Thursday, August 16, 2007

Interesting letter

One of my regulars, Tobias, wrote a letter to the editor of the NY Times.

Tobias lives around the corner. He comes down with his wife, Liz, and their daughter Clare. They have been coming in since she was a small baby. They come in the afternoon, right before dinner starts up. They have a draft beer, maybe an appetizer. Their daughter now is coloring and doing all sorts of things. She is grabbing things, looking at them, inspecting them. She is quite curious. She is also picking up a lot of words. She knows my name. Jessica. She is getting to know most of the staff. Clare is able to point out the Saint Brigid's cross and is now grasping the pictures of people on the wall. She is sharp. It is great, for we get to watch her grow up. This is exactly the reason I got into the business. It is a place you can hang with your friends, take out your girlfriend or take your mother. It is pretty nice for family. It is great when I see a younger person in the place a few times, and then I see them come in for dinner with their parents. It is great to meet my friend's parents. They all know mine.

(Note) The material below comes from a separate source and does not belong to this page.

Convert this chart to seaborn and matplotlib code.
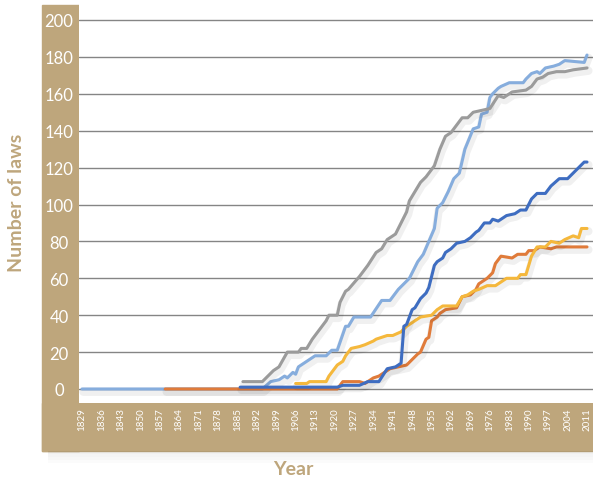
#!/usr/bin/env python3
"""Cumulative number of laws per year, five series, tan framed Excel-style chart."""

import matplotlib
matplotlib.use('Agg')
import matplotlib.pyplot as plt
import matplotlib.patheffects as pe
from matplotlib.patches import Rectangle
import seaborn as sns

# Data: (year, value) vertices for each series
light_blue_years = [1829, 1894, 1897, 1900, 1902, 1903, 1905, 1906, 1907, 1909, 1913, 1917,
                    1919, 1921, 1924, 1925, 1927, 1933, 1937, 1940, 1943, 1947, 1950, 1952,
                    1954, 1956, 1957, 1959, 1961, 1963, 1965, 1967, 1970, 1972, 1973, 1975,
                    1976, 1977, 1979, 1980, 1983, 1988, 1989, 1991, 1993, 1994, 1996, 1999,
                    2001, 2003, 2010, 2011]
light_blue_vals = [0, 0, 4, 5, 7, 6, 9, 8, 12, 14, 18, 18,
                   21, 21, 34, 34, 39, 39, 48, 48, 54, 60, 69, 73,
                   80, 87, 98, 101, 107, 114, 117, 130, 141, 142, 149, 150,
                   158, 160, 163, 164, 166, 166, 168, 171, 172, 171, 174, 175,
                   176, 178, 177, 181]

orange_years = [1859, 1921, 1923, 1929, 1931, 1934, 1936, 1940, 1943, 1946, 1950, 1951,
                1953, 1954, 1955, 1956, 1957, 1958, 1960, 1964, 1966, 1969, 1971, 1972,
                1975, 1977, 1978, 1979, 1980, 1984, 1986, 1989, 1990, 1992, 1994, 1998,
                2000, 2011]
orange_vals = [0, 0, 4, 4, 3, 6, 7, 11, 12, 13, 19, 20,
               27, 28, 37, 38, 39, 41, 43, 44, 50, 51, 54, 57,
               60, 63, 68, 70, 72, 71, 73, 73, 75, 75, 77, 76,
               77, 77]

gray_years = [1887, 1894, 1898, 1900, 1903, 1907, 1908, 1910, 1912, 1914, 1917, 1918,
              1921, 1922, 1924, 1925, 1929, 1932, 1935, 1937, 1939, 1942, 1944, 1946,
              1947, 1949, 1951, 1953, 1956, 1958, 1960, 1962, 1966, 1968, 1970, 1973,
              1976, 1979, 1981, 1984, 1989, 1991, 1993, 1995, 1997, 2000, 2003, 2006,
              2011]
gray_vals = [4, 4, 10, 12, 20, 20, 22, 22, 27, 31, 37, 40,
             40, 47, 53, 54, 61, 67, 74, 76, 81, 84, 90, 96,
             102, 107, 112, 115, 121, 130, 137, 139, 147, 147, 150, 151,
             152, 159, 158, 161, 162, 164, 168, 169, 171, 172, 172, 173,
             174]

yellow_years = [1906, 1910, 1911, 1917, 1918, 1921, 1923, 1924, 1926, 1929, 1931, 1934,
                1935, 1937, 1939, 1941, 1944, 1946, 1949, 1951, 1955, 1957, 1959, 1964,
                1966, 1968, 1970, 1972, 1975, 1978, 1980, 1982, 1986, 1987, 1989, 1990,
                1991, 1993, 1996, 1998, 2001, 2003, 2006, 2008, 2009, 2011]
yellow_vals = [3, 3, 4, 4, 7, 13, 15, 18, 22, 23, 24, 26,
               27, 28, 29, 29, 31, 34, 37, 39, 40, 43, 45, 45,
               50, 51, 53, 54, 56, 56, 58, 60, 60, 62, 62, 67,
               72, 77, 77, 80, 79, 81, 83, 82, 87, 87]

dark_blue_years = [1886, 1921, 1923, 1929, 1932, 1936, 1939, 1942, 1944, 1945, 1946, 1948,
                   1949, 1951, 1953, 1954, 1956, 1957, 1959, 1960, 1962, 1964, 1967, 1969,
                   1971, 1972, 1974, 1976, 1977, 1979, 1982, 1985, 1987, 1989, 1991, 1993,
                   1996, 1998, 2001, 2004, 2006, 2008, 2010, 2011]
dark_blue_vals = [1, 1, 2, 2, 4, 4, 11, 12, 14, 34, 35, 43,
                  44, 49, 52, 55, 67, 69, 71, 74, 76, 79, 80, 82,
                  85, 86, 90, 90, 92, 91, 94, 95, 97, 97, 103, 106,
                  106, 110, 114, 114, 117, 120, 123, 123]

x_ticks = list(range(1829, 2012, 7))
y_ticks = list(range(0, 201, 20))

TAN = '#BEA67C'
series = [
    (light_blue_years, light_blue_vals, '#86ADDD'),
    (orange_years, orange_vals, '#E07B3A'),
    (gray_years, gray_vals, '#9B9B9B'),
    (yellow_years, yellow_vals, '#F5B83C'),
    (dark_blue_years, dark_blue_vals, '#3E6DC1'),
]


def main():
    sns.set_style('white')
    plt.rcParams['font.family'] = ['Lato', 'DejaVu Sans']

    W, H = 593, 485
    fig = plt.figure(figsize=(W / 100, H / 100), dpi=100)

    def fx(px):
        return px / W

    def fy(py):
        return 1 - py / H

    # tan frame: left column and bottom band (behind the axes)
    fig.patches.append(Rectangle((fx(42), fy(452)), fx(79) - fx(42), fy(6) - fy(452),
                                 transform=fig.transFigure, color=TAN, zorder=-2))
    fig.patches.append(Rectangle((fx(42), fy(452)), 1 - fx(42), fy(404) - fy(452),
                                 transform=fig.transFigure, color=TAN, zorder=-2))
    # soft shadow under the band
    for i, a in enumerate([0.06, 0.045, 0.03, 0.015]):
        fig.patches.append(Rectangle((fx(48), fy(452 + 3 * (i + 1))), 1 - fx(48), 3 / H,
                                     transform=fig.transFigure, color='k', alpha=a,
                                     lw=0, zorder=-2))

    ax = fig.add_axes([fx(79), fy(404), 1 - fx(79), fy(0) - fy(404)])
    ax.set_facecolor('white')

    shadow = [pe.SimpleLineShadow(offset=(1, -2), shadow_color='k', alpha=0.06,
                                  linewidth=6), pe.Normal()]
    for years, vals, color in series:
        sns.lineplot(x=years, y=vals, color=color, lw=2.2, ax=ax, zorder=3,
                     path_effects=shadow)

    px_per_year = 505 / 182
    ax.set_xlim(1829 - 3 / px_per_year, 2011 + 6 / px_per_year)
    px_per_val = 369 / 200
    ax.set_ylim((390 - 404) / px_per_val, 390 / px_per_val)

    ax.set_yticks(y_ticks)
    ax.set_yticklabels([str(v) for v in y_ticks], ha='center')
    ax.set_xticks(x_ticks)
    ax.set_xticklabels([str(v) for v in x_ticks], rotation=90)
    ax.tick_params(axis='y', length=0, pad=14.4, labelsize=12, colors='white')
    ax.tick_params(axis='x', length=0, pad=3, labelsize=7, colors='white')
    ax.yaxis.grid(True, color='#858585', lw=1, zorder=1)
    ax.xaxis.grid(False)
    for s in ax.spines.values():
        s.set_visible(False)
    ax.set_xlabel('')
    ax.set_ylabel('')

    fig.text(fx(17), fy(203), 'Number of laws', rotation=90, ha='center', va='center',
             color=TAN, fontsize=14, fontweight='bold')
    fig.text(fx(293), fy(470), 'Year', ha='center', va='center',
             color=TAN, fontsize=14, fontweight='bold')

    fig.savefig('out.png', dpi=100)


if __name__ == '__main__':
    main()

Tobias is a sharp guy. It is a sharp family. His letter was an interesting point of information on how to deal with terrorism in a responsible manner. Tobias teaches theology at SLU. He also used to be a cop.

You got to love the Jesuit schools. Great letter.

To the Editor:

Re "Why Terrorists Aren't Soldiers"(Op-Ed, Aug. 8):
Gen. Wesley K. Clark and Kal Raustiala are right to view terrorists as criminals rather than unlawful combatants. The 9/11 hijackers were not soldiers; they did not commit an act of war. What they did was murder, which is a criminal act, albeit on a horrific scale.
The most effective and lawful way to prevent and respond to terrorist attacks is through a police approach, conducted in concert with law enforcement agencies around the world. The United States and its allies should address transnational terrorism through the force of law rather than the law of force.

Tobias Winright
St. Louis, Aug. 8, 2007
The writer is an assistant professor of moral theology at St. Louis University.

(Notice that the NY Times misspelled Saint Louis University, so I should no longer be held responsible for my minor errors.)